И еще. Так ли уж нужно и полезно адресоваться все время к подобным слушателям как к «собратьям во грехе»? Разве мало быть просто собратьями, рожденными вчера, страждущими сегодня и обреченными завтра на смерть? Мы братья и сестры в силу человеческой природы своей, мы братья и сестры потому, что всем нам дано познать радости и печали, смех и слезы, изведать порывы к лучшему, верить в добро и наделять все, что мы любим, и все, что теряем, свойствами, которые, как мы в глубине души своей смиренно сознаем, весьма далеки от наших недостатков и слабостей, — вот почему мы братья и сестры. Услышьте слово мое! Будьте просто собратьями — этого довольно. Это слово воспримет все другие оттенки, все другие наши черты.

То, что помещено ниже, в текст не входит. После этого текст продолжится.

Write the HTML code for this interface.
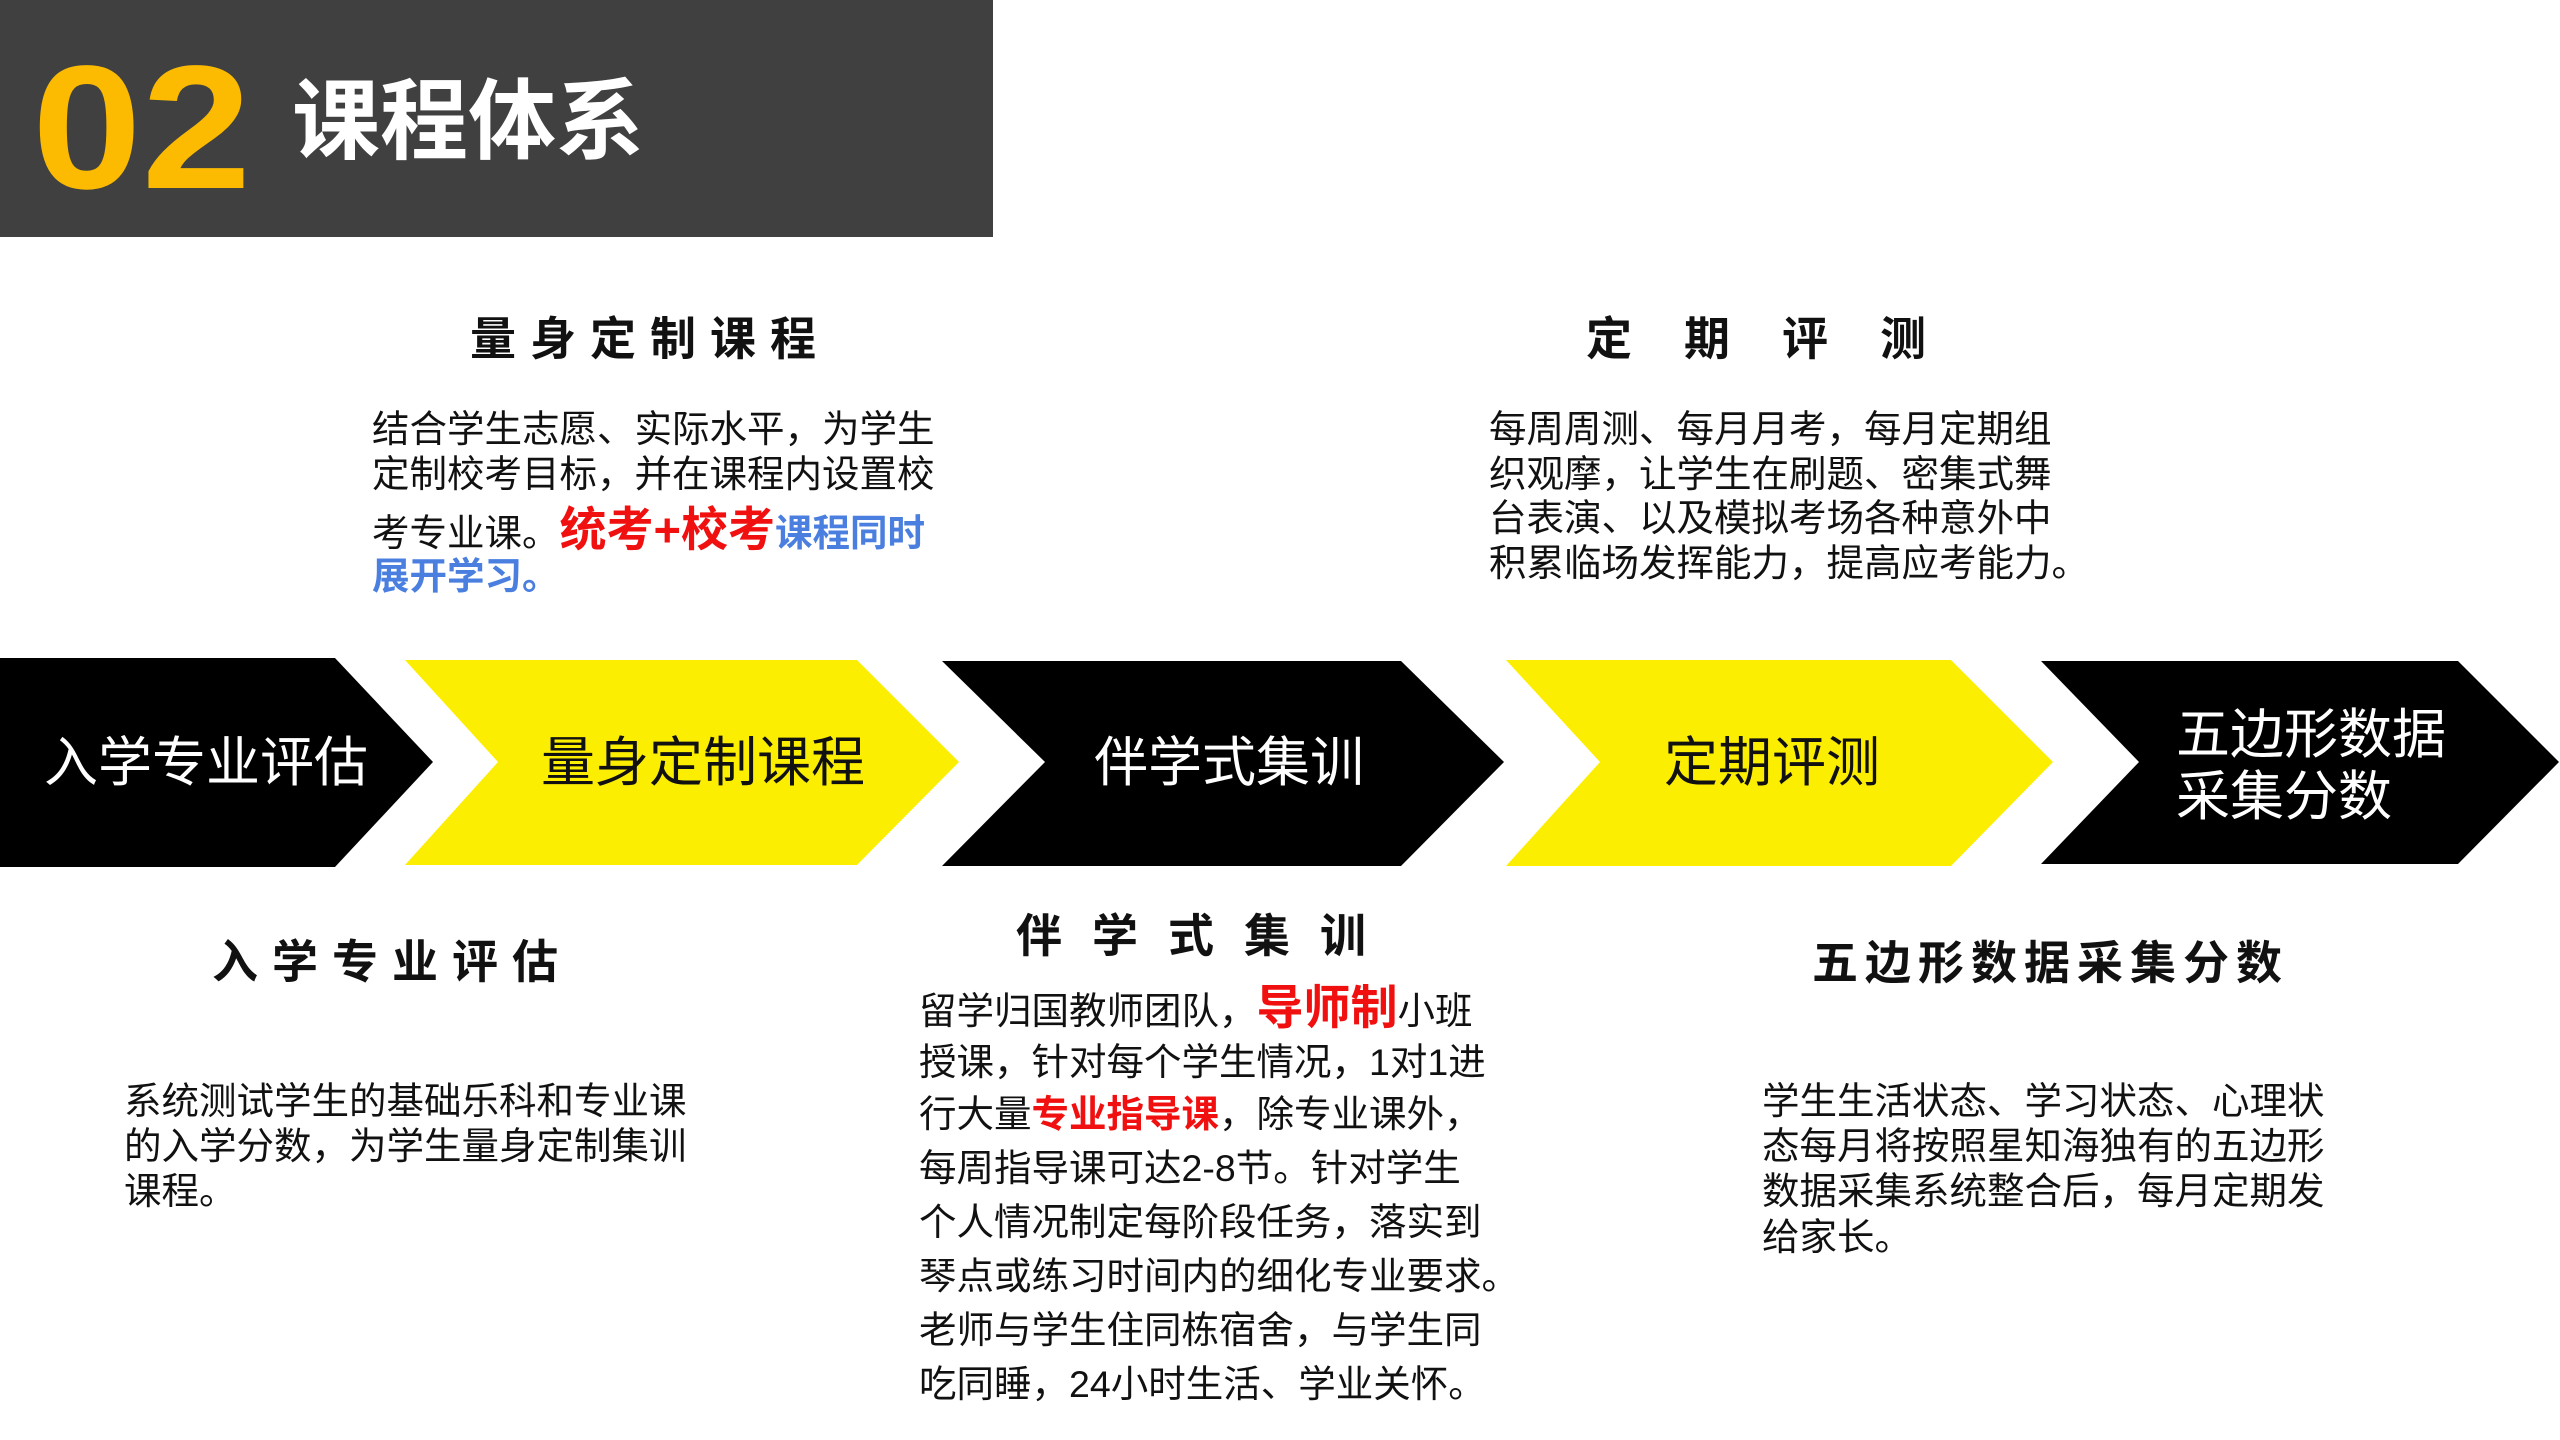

И еще. В этой проповеди был выведен один знакомый проповедника (персонаж не слишком оригинальный, сколько я могу судить по своим воспоминаниям о прочитанном), который ни во что не верил, хотя не хуже самого Крайтона понаторел в философии [17]. Много раз толковал с ним наш проповедник, однако ему все не удавалось переубедить этого просвещенного человека. Но вот знакомый его заболел, и пришел его смертный час, и перед смертью он поведал о своем обращении в словах, которые проповедник записал и сейчас прочтет вам, мои братья во грехе, с этого листка бумаги… Должен признаться, что мне, как одному из непросвещенных слушателей, эти слова не показались чересчур поучительными. Их тон представился мне на редкость себялюбивым, и было в них духовное тщеславие, присущее вышеупомянутому бедняку из работного дома.
Любого рода жаргон и манерность всюду нехороши, но особенно они неуместны в случаях вроде мною описанного, а на религиозных собраниях они таковы, что подобное можно услышать — хуже не скажешь! — только в палате общин. Наш проповедник был здесь не без греха. Да и не слишком приятно было наблюдать, как он обращается с излюбленными своими сентенциями к сидящим позади него на сцене, словно призывая этих апостолов веры засвидетельствовать, сколь вески его доводы.
17
…не хуже самого Крайтона понаторел в философии — Крайтон Джеймс (1560—1585), прозванный «блестящим Крайтоном», шотландец по происхождению. Был выдающимся лингвистом, владел двенадцатью языками, глубоко знал математику, теологию и философию.